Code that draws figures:
§

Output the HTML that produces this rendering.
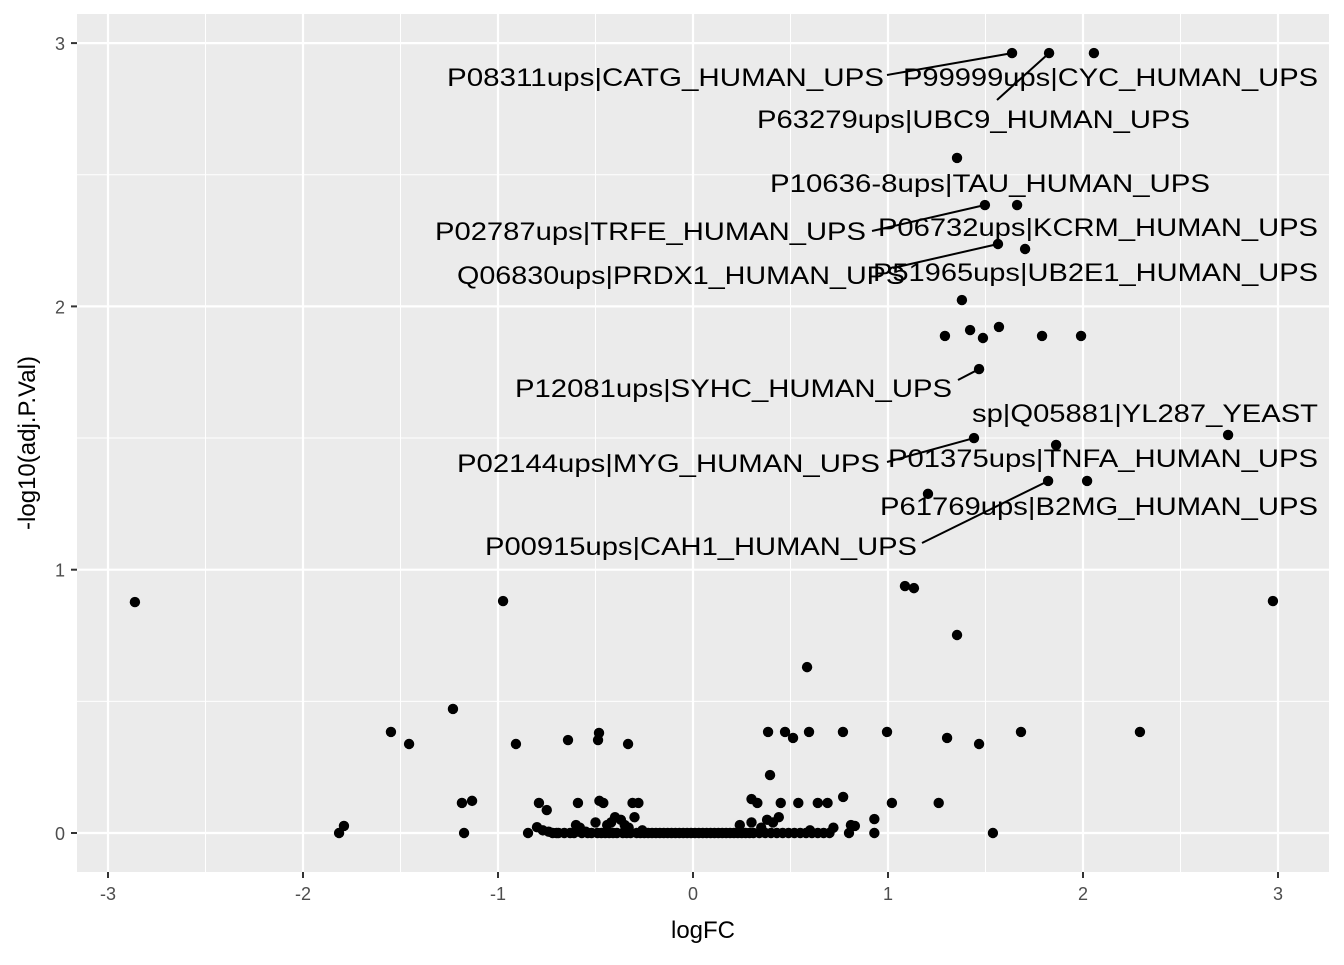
<!DOCTYPE html>
<html><head><meta charset="utf-8"><style>
body{margin:0;background:#fff}
text{font-family:"Liberation Sans",sans-serif}
</style></head><body>
<svg id="chart" width="1344" height="960" xmlns="http://www.w3.org/2000/svg"></svg>
<script>
const xTicks=[-3,-2,-1,0,1,2,3];
const yTicks=[0,1,2,3];
const logFC=[1.636,1.826,2.056,1.354,1.497,1.662,1.564,1.703,1.379,1.292,1.421,1.487,1.569,1.790,1.990,1.467,2.744,1.441,1.862,1.205,1.821,2.021,1.087,1.133,1.354,2.974,-2.862,-0.974,0.585,-1.231,-1.549,-1.456,-0.908,-0.641,-0.482,-0.487,-0.333,0.385,0.472,0.513,0.595,0.769,0.995,1.303,1.467,1.682,2.292,0.395,-1.815,-1.79,-1.185,-1.133,-1.174,-0.846,-0.79,-0.75,-0.59,-0.48,-0.46,-0.31,-0.28,0.3,0.33,0.45,0.54,0.64,0.69,0.77,1.02,1.26,0.93,0.83,1.538,
-0.8,-0.77,-0.74,-0.72,-0.7,-0.6,-0.58,-0.55,-0.5,-0.44,-0.42,-0.4,-0.37,-0.35,-0.33,-0.3,-0.26,0.24,0.3,0.35,0.38,0.41,0.44,0.6,0.72,0.8,0.81,0.93,
-0.69,-0.66,-0.63,-0.61,-0.57,-0.54,-0.52,-0.49,-0.47,-0.45,-0.43,-0.41,-0.39,-0.36,-0.34,-0.32,-0.29,-0.27,-0.25,-0.23,-0.21,-0.19,-0.17,-0.15,-0.13,-0.11,-0.09,-0.07,-0.05,-0.03,-0.01,0.01,0.03,0.05,0.07,0.09,0.11,0.13,0.15,0.17,0.19,0.21,0.23,0.25,0.27,0.29,0.31,0.34,0.37,0.4,0.43,0.46,0.49,0.52,0.55,0.58,0.61,0.64,0.67,0.7];
const negLogP=[2.962,2.962,2.962,2.564,2.385,2.385,2.237,2.218,2.024,1.888,1.910,1.880,1.922,1.888,1.888,1.762,1.512,1.500,1.474,1.288,1.337,1.337,0.938,0.930,0.752,0.881,0.877,0.881,0.630,0.471,0.384,0.338,0.338,0.353,0.380,0.353,0.338,0.384,0.384,0.361,0.384,0.384,0.384,0.361,0.338,0.384,0.384,0.220,0,0.027,0.114,0.122,0,0,0.114,0.087,0.114,0.122,0.114,0.114,0.114,0.129,0.114,0.114,0.114,0.114,0.114,0.137,0.114,0.114,0.053,0.027,0,
0.022,0.01,0.005,0.0,0.0,0.03,0.02,0.005,0.04,0.03,0.04,0.06,0.05,0.03,0.02,0.06,0.01,0.03,0.04,0.02,0.05,0.04,0.06,0.01,0.02,0.0,0.03,0.0,
0,0,0,0,0,0,0,0,0,0,0,0,0,0,0,0,0,0,0,0,0,0,0,0,0,0,0,0,0,0,0,0,0,0,0,0,0,0,0,0,0,0,0,0,0,0,0,0,0,0,0,0,0,0,0,0,0,0,0,0];
const labels=["P08311ups|CATG_HUMAN_UPS","P99999ups|CYC_HUMAN_UPS","P63279ups|UBC9_HUMAN_UPS","P10636-8ups|TAU_HUMAN_UPS","P02787ups|TRFE_HUMAN_UPS","P06732ups|KCRM_HUMAN_UPS","Q06830ups|PRDX1_HUMAN_UPS","P51965ups|UB2E1_HUMAN_UPS","P12081ups|SYHC_HUMAN_UPS","sp|Q05881|YL287_YEAST","P02144ups|MYG_HUMAN_UPS","P01375ups|TNFA_HUMAN_UPS","P61769ups|B2MG_HUMAN_UPS","P00915ups|CAH1_HUMAN_UPS"];
const labelPoint=[0,2,1,3,4,5,6,7,15,16,17,18,21,20];
const lay=[[447,437,77,887,75],[903,415,77,null],[757,433,119,997,100],[770,440,183,null],[435,431,231,872,231],[878,440,227,null],[457,448,275,893,268],[873,445,272,null],[515,437,388,958,380],[972,346,413,null],[457,423,463,887,462],[888,430,458,null],[880,438,506,null],[485,432,546,922,543]];
const NS="http://www.w3.org/2000/svg";
const svg=document.getElementById('chart');
const L=77,R=1329,T=14,B=872;
const X=v=>693+v*195, Y=v=>833-v*263.3;
function mk(t,a,p){const e=document.createElementNS(NS,t);for(const k in a)e.setAttribute(k,a[k]);(p||svg).appendChild(e);return e;}
const bg=mk('rect',{x:L,y:T,width:R-L,height:B-T,fill:'#EBEBEB'});


for(let v=-3;v<=3;v+=1){const ln=mk('line',{x1:X(v+0.5),x2:X(v+0.5),y1:T,y2:B,stroke:'#fff','stroke-width':1});}
for(let v=0.5;v<3.5;v+=1){const ln=mk('line',{y1:Y(v),y2:Y(v),x1:L,x2:R,stroke:'#fff','stroke-width':1});}
xTicks.forEach(v=>{const ln=mk('line',{x1:X(v),x2:X(v),y1:T,y2:B,stroke:'#fff','stroke-width':2.2});
 const tk=mk('line',{x1:X(v),x2:X(v),y1:B,y2:B+6,stroke:'#333','stroke-width':2});
 const t=mk('text',{x:X(v),y:B+28,'text-anchor':'middle','font-size':18,fill:'#4D4D4D'});t.textContent=v;});
yTicks.forEach(v=>{const ln=mk('line',{y1:Y(v),y2:Y(v),x1:L,x2:R,stroke:'#fff','stroke-width':2.2});
 const tk=mk('line',{x1:L-6,x2:L,y1:Y(v),y2:Y(v),stroke:'#333','stroke-width':2});
 const t=mk('text',{x:L-12,y:Y(v)+7,'text-anchor':'end','font-size':18,fill:'#4D4D4D'});t.textContent=v;});
logFC.forEach((v,i)=>{const c=mk('circle',{cx:X(v),cy:Y(negLogP[i]),r:5.2,fill:'#000'});});
labels.forEach((s,i)=>{const l=lay[i];const p=labelPoint[i];
 if(l[3]!=null){const sg=mk('line',{x1:l[3],y1:l[4],x2:X(logFC[p]),y2:Y(negLogP[p]),stroke:'#000','stroke-width':2});}
 const t=mk('text',{x:l[0],y:l[2]+9,'font-size':25,fill:'#000',textLength:l[1],lengthAdjust:'spacingAndGlyphs'});t.textContent=s;});
const xt=mk('text',{x:(L+R)/2,y:938,'text-anchor':'middle','font-size':24,fill:'#000'});xt.textContent='logFC';


const yt=mk('text',{x:0,y:0,'text-anchor':'middle','font-size':24,fill:'#000',transform:'translate(35,'+((T+B)/2)+') rotate(-90)'});yt.textContent='-log10(adj.P.Val)';


</script>
</body></html>
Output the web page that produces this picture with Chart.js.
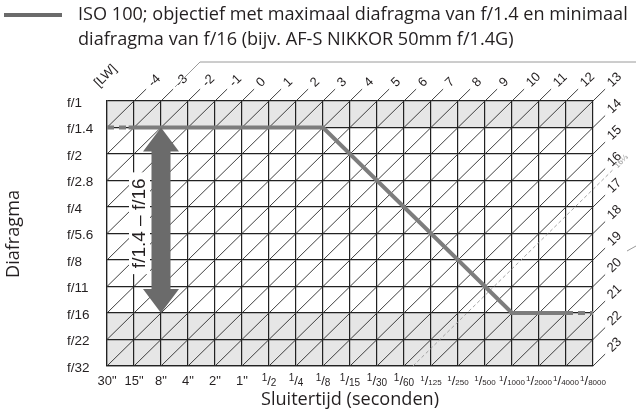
<!DOCTYPE html>
<html>
<head>
<meta charset="utf-8">
<script src="https://cdn.jsdelivr.net/npm/chart.js@4.4.0/dist/chart.umd.min.js"></script>
<style>
html, body { margin: 0; padding: 0; background: #fff; }
#wrap { width: 636px; height: 414px; }
</style>
</head>
<body>
<div id="wrap"><canvas id="chart" width="636" height="414"></canvas></div>
<script>
// Sluitertijden (kolommen) en diafragma's (rijen)
const shutterLabels = ['30"', '15"', '8"', '4"', '2"', '1"', '1/2', '1/4', '1/8', '1/15', '1/30', '1/60',
    '1/125', '1/250', '1/500', '1/1000', '1/2000', '1/4000', '1/8000'];
const apertureLabels = ['f/1', 'f/1.4', 'f/2', 'f/2.8', 'f/4', 'f/5.6', 'f/8', 'f/11', 'f/16', 'f/22', 'f/32'];

// LW-lijnen: LW in de hoek linksboven (30", f/1) tot LW in de hoek rechtsonder
const evStart = -5;
const evEnd = 23;
const evDashed = 16 + 1 / 3;
const evDashedLabel = '16⅓';

// Programmalijn (index sluitertijd, index diafragma)
const programX = [0, 0.8, 8, 15, 17, 18];
const programY = [1, 1, 1, 8, 8, 8];
const programDashed = [0, 4];   // gestippelde segmenten

// Diafragmabereik van het objectief en grijze zones
const lensRange = [1, 8];       // f/1.4 – f/16
const lensArrowColumn = 2;      // bij 8"
const shadedRows = [[0, 1], [8, 10]];

const titleLines = ['ISO 100; objectief met maximaal diafragma van f/1.4 en minimaal',
    'diafragma van f/16 (bijv. AF-S NIKKOR 50mm f/1.4G)'];
const rangeText = 'f/1.4 – f/16';
const xTitle = 'Sluitertijd (seconden)';
const yTitle = 'Diafragma';

const INK = '#231f20';
const TICK_FONT = '"Liberation Sans", Arial, sans-serif';
const TITLE_FONT = '"Open Sans", Lato, sans-serif';

function drawShutterLabel(ctx, label, x, y) {
    ctx.fillStyle = INK;
    ctx.textBaseline = 'middle';
    if (!label.startsWith('1/')) {
        ctx.font = '13px ' + TICK_FONT;
        ctx.textAlign = 'center';
        ctx.fillText(label, x, y);
        return;
    }
    const den = label.slice(2);
    const small = (den.length > 2 ? 8 : 10) + 'px ' + TICK_FONT;
    const big = '13px ' + TICK_FONT;
    ctx.font = small;
    const wNum = ctx.measureText('1').width;
    const wDen = ctx.measureText(den).width;
    ctx.font = big;
    const wSlash = ctx.measureText('/').width;
    let cx = x - (wNum + wSlash + wDen) / 2;
    ctx.textAlign = 'left';
    ctx.font = small;
    ctx.fillText('1', cx, y - 2.5);
    cx += wNum;
    ctx.font = big;
    ctx.fillText('/', cx, y);
    cx += wSlash;
    ctx.font = small;
    ctx.fillText(den, cx, y + 2);
}

// lettergrootte zodat de eerste titelregel ongeveer 550 px breed is
function titleFontSize(ctx) {
    ctx.font = '17px ' + TITLE_FONT;
    const w = ctx.measureText(titleLines[0]).width;
    return Math.min(19, Math.max(15, 17 * 550 / w));
}

const decorPlugin = {
    id: 'decor',
    beforeDraw(chart) {
        const ctx = chart.ctx;
        const xs = chart.scales.x, ys = chart.scales.y;
        ctx.save();
        ctx.fillStyle = '#fff';
        ctx.fillRect(0, 0, chart.width, chart.height);
        // grijze zones
        ctx.fillStyle = '#e6e6e6';
        shadedRows.forEach(([a, b]) => {
            const y0 = ys.getPixelForValue(a), y1 = ys.getPixelForValue(b);
            ctx.fillRect(xs.left, y0, xs.right - xs.left, y1 - y0);
        });
        ctx.restore();
    },
    beforeDatasetsDraw(chart) {
        const ctx = chart.ctx;
        const xs = chart.scales.x, ys = chart.scales.y;
        const nCols = shutterLabels.length - 1;
        const nRows = apertureLabels.length - 1;
        const px = i => xs.getPixelForValue(i);
        const py = j => ys.getPixelForValue(j);
        const colW = px(1) - px(0), rowH = py(1) - py(0);
        const len = Math.hypot(colW, rowH);
        const ux = colW / len, uy = -rowH / len;
        const angle = Math.atan2(-rowH, colW);

        function label(text, x, y, dist, font, color) {
            ctx.save();
            ctx.translate(x + ux * dist, y + uy * dist);
            ctx.rotate(angle);
            ctx.font = font;
            ctx.fillStyle = color;
            ctx.textAlign = 'left';
            ctx.textBaseline = 'middle';
            ctx.fillText(text, 0, 0);
            ctx.restore();
        }

        function evLine(s, ext) {
            const j0 = Math.min(s, nRows), i0 = s - j0;
            const i1 = Math.min(s, nCols), j1 = s - i1;
            const x1 = px(i1), y1 = py(j1);
            ctx.beginPath();
            ctx.moveTo(px(i0), py(j0));
            ctx.lineTo(x1 + ux * ext, y1 + uy * ext);
            ctx.stroke();
            return [x1, y1];
        }

        ctx.save();
        ctx.strokeStyle = '#2a2a2a';
        ctx.lineWidth = 0.9;
        for (let ev = evStart + 1; ev <= evEnd; ev++) {
            const [x1, y1] = evLine(ev - evStart, 17);
            label(String(ev), x1, y1, 23, '13px ' + TICK_FONT, INK);
        }
        label('[LW]', px(-1), py(0), 23, '13px ' + TICK_FONT, INK);

        // gestippelde lijn LW 16⅓
        ctx.strokeStyle = '#9a9a9a';
        ctx.lineWidth = 0.9;
        ctx.setLineDash([3.5, 2.5]);
        const [dx, dy] = evLine(evDashed - evStart, 29);
        ctx.setLineDash([]);
        label(evDashedLabel, dx, dy, 32, '8px ' + TICK_FONT, '#9a9a9a');
        ctx.restore();
    },
    afterDatasetsDraw(chart) {
        const ctx = chart.ctx;
        const xs = chart.scales.x, ys = chart.scales.y;
        const ax = xs.getPixelForValue(lensArrowColumn);
        const yTop = ys.getPixelForValue(lensRange[0]);
        const yBot = ys.getPixelForValue(lensRange[1]);
        const head = 24, headHalf = 18, shaftHalf = 9.5;

        ctx.save();
        // tekst met witte achtergrond
        const midY = (yTop + yBot) / 2 + 3;
        const tx = ax - 22;
        ctx.font = '19px ' + TICK_FONT;
        const tw = ctx.measureText(rangeText).width;
        ctx.fillStyle = '#fff';
        ctx.fillRect(tx - 10, midY - tw / 2 - 6, 21, tw + 12);
        ctx.translate(tx, midY);
        ctx.rotate(-Math.PI / 2);
        ctx.fillStyle = INK;
        ctx.textAlign = 'center';
        ctx.textBaseline = 'middle';
        ctx.fillText(rangeText, 0, 1);
        ctx.restore();

        // dubbele pijl
        ctx.save();
        ctx.fillStyle = '#6b6b6b';
        ctx.beginPath();
        ctx.moveTo(ax, yTop);
        ctx.lineTo(ax + headHalf, yTop + head);
        ctx.lineTo(ax + shaftHalf, yTop + head);
        ctx.lineTo(ax + shaftHalf, yBot - head);
        ctx.lineTo(ax + headHalf, yBot - head);
        ctx.lineTo(ax, yBot);
        ctx.lineTo(ax - headHalf, yBot - head);
        ctx.lineTo(ax - shaftHalf, yBot - head);
        ctx.lineTo(ax - shaftHalf, yTop + head);
        ctx.lineTo(ax - headHalf, yTop + head);
        ctx.closePath();
        ctx.fill();
        ctx.restore();
    },
    afterDraw(chart) {
        const ctx = chart.ctx;
        const xs = chart.scales.x, ys = chart.scales.y;
        ctx.save();
        // sluitertijden onder de as
        xs.ticks.forEach(t => {
            const lab = shutterLabels[t.value];
            if (lab !== undefined) drawShutterLabel(ctx, lab, xs.getPixelForValue(t.value), ys.bottom + 15);
        });

        // astitels
        const fs = titleFontSize(ctx);
        ctx.fillStyle = INK;
        ctx.font = fs + 'px ' + TITLE_FONT;
        ctx.textAlign = 'center';
        ctx.textBaseline = 'middle';
        ctx.fillText(xTitle, (xs.left + xs.right) / 2, 400);
        ctx.save();
        ctx.translate(14, 234);
        ctx.rotate(-Math.PI / 2);
        ctx.fillText(yTitle, 0, 0);
        ctx.restore();

        // legenda
        ctx.strokeStyle = '#6b6b6b';
        ctx.lineWidth = 4;
        ctx.beginPath();
        ctx.moveTo(4, 15);
        ctx.lineTo(62, 15);
        ctx.stroke();
        ctx.textAlign = 'left';
        ctx.fillText(titleLines[0], 78, 15);
        ctx.fillText(titleLines[1], 78, 40);

        // kaderlijnen van de pagina
        ctx.strokeStyle = '#9a9a9a';
        ctx.lineWidth = 1;
        ctx.beginPath();
        ctx.moveTo(175, 87);
        ctx.lineTo(200, 62);
        ctx.lineTo(636, 62);
        ctx.moveTo(627, 251);
        ctx.lineTo(636, 246);
        ctx.stroke();
        ctx.restore();
    }
};

const gridStyle = { color: '#222', lineWidth: 1.2, drawTicks: false, tickLength: 0 };
const borderStyle = { color: '#222', width: 1.2 };

new Chart(document.getElementById('chart'), {
    type: 'scatter',
    data: {
        datasets: [{
            data: programX.map((x, i) => ({ x: x, y: programY[i] })),
            showLine: true,
            borderColor: '#7d7d7d',
            borderWidth: 4,
            borderCapStyle: 'butt',
            borderJoinStyle: 'miter',
            pointRadius: 0,
            tension: 0,
            segment: {
                borderDash: ctx => programDashed.includes(ctx.p0DataIndex) ? [7, 5] : undefined
            }
        }]
    },
    options: {
        responsive: false,
        animation: false,
        events: [],
        layout: { padding: { left: 67, right: 43, top: 101, bottom: 48 } },
        plugins: { legend: { display: false }, tooltip: { enabled: false } },
        scales: {
            x: {
                type: 'linear',
                min: 0,
                max: shutterLabels.length - 1,
                ticks: { stepSize: 1, display: false },
                grid: gridStyle,
                border: borderStyle,
                afterFit: s => { s.height = 0; }
            },
            y: {
                type: 'linear',
                min: 0,
                max: apertureLabels.length - 1,
                reverse: true,
                ticks: {
                    stepSize: 1,
                    autoSkip: false,
                    crossAlign: 'far',
                    padding: 0,
                    labelOffset: 2,
                    color: INK,
                    font: { family: TICK_FONT, size: 13.5 },
                    callback: v => apertureLabels[v]
                },
                grid: gridStyle,
                border: borderStyle,
                afterFit: s => { s.width = 40; }
            }
        }
    },
    plugins: [decorPlugin]
});
</script>
</body>
</html>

§

#### [Job]
Leave out every picture, then retype exactly the lines from the one containing "Output the web" through the one containing "const evDashedLabel = '16⅓';".

#### [Solved problem]
Output the web page that produces this picture with Chart.js.
<!DOCTYPE html>
<html>
<head>
<meta charset="utf-8">
<script src="https://cdn.jsdelivr.net/npm/chart.js@4.4.0/dist/chart.umd.min.js"></script>
<style>
html, body { margin: 0; padding: 0; background: #fff; }
#wrap { width: 636px; height: 414px; }
</style>
</head>
<body>
<div id="wrap"><canvas id="chart" width="636" height="414"></canvas></div>
<script>
// Sluitertijden (kolommen) en diafragma's (rijen)
const shutterLabels = ['30"', '15"', '8"', '4"', '2"', '1"', '1/2', '1/4', '1/8', '1/15', '1/30', '1/60',
    '1/125', '1/250', '1/500', '1/1000', '1/2000', '1/4000', '1/8000'];
const apertureLabels = ['f/1', 'f/1.4', 'f/2', 'f/2.8', 'f/4', 'f/5.6', 'f/8', 'f/11', 'f/16', 'f/22', 'f/32'];

// LW-lijnen: LW in de hoek linksboven (30", f/1) tot LW in de hoek rechtsonder
const evStart = -5;
const evEnd = 23;
const evDashed = 16 + 1 / 3;
const evDashedLabel = '16⅓';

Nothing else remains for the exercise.